Vale, mais do que nunca, soltar o grito e os tambores de Chico Science & Nação Zumbi: “Ô Josué, eu nunca vi tamanha desgraça/ Quanto mais miséria tem, mais urubu ameaça”.
Depois de iniciar o retorno ao “Mapa da Fome” em 2017, quando o ex-presidente Michel Temer alardeava a sua “ponte para o futuro”, o Brasil seguiu a cantiga da perua - é de pior a pior - e nesta semana uma nova pesquisa revelou, em números, o que o ronco das tripas já denunciava nos lares desfavorecidos.
O que era uma vida aperreada virou agonia permanente. A fome perturba o juízo de 19 milhões de pessoas. Os dados estão no Inquérito Nacional sobre Insegurança Alimentar no Contexto da Pandemia da Covid no Brasil, um serviço da Rede Penssan.
A cearense Vanusa da Silva, 50, cuidadora de idosos desempregada, morada do bairro Álvaro Weyne, na periferia de Fortaleza, em depoimento à repórter Theyse Viana, traduziu, no Diário do Nordeste, este desespero: “Eu apertava a barriga pra amenizar a dor, parece que você tá morrendo. Passei dia e noite bebendo água porque não tinha o que comer. Nunca pensei que passaria por isso, já desejei minha própria morte. Só quem sente a fome de perto é que sabe.”
Vanusa tem que se virar com R$ 500 do Bolsa Família para dar de comer a uma filha e dois netos e pagar um aluguel de R$ 350. Vanusa é o retrato da necessidade que aperta nessa hora. No injusto momento em que o governo BolsoGuedes corta o auxílio emergencial pela metade e vacila em um lerdo programa de imunização nacional.

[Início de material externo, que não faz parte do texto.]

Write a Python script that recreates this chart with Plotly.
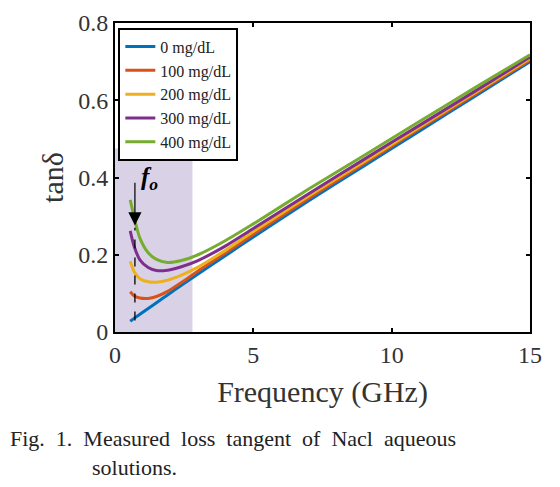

Ô Josué, eu nunca vi tamanha desgraça. Imagino o seu assombro diante dos miseráveis de 2021. Logo você, meu camarada, o primeiro a denunciar, em 1946, a situação dos famintos como desastre político e não obra do acaso ou consequência do destino natural dos homens.
O médico, cientista e escritor recifense Josué de Castro (1908-1974) precisa ser relembrado. “Geografia da fome” é a sua obra-prima. Em 1964, a Ditadura Militar o prendeu e expulsou do país. Não interessava ter sua voz por essas bandas. Solta mais uma vez o som, Chico Science, instiga a juventude a conhecer este bravo nordestino mais conhecido hoje nas universidades europeias do que em solo brasileiro.
*Esse texto reflete, exclusivamente, a opinião do autor.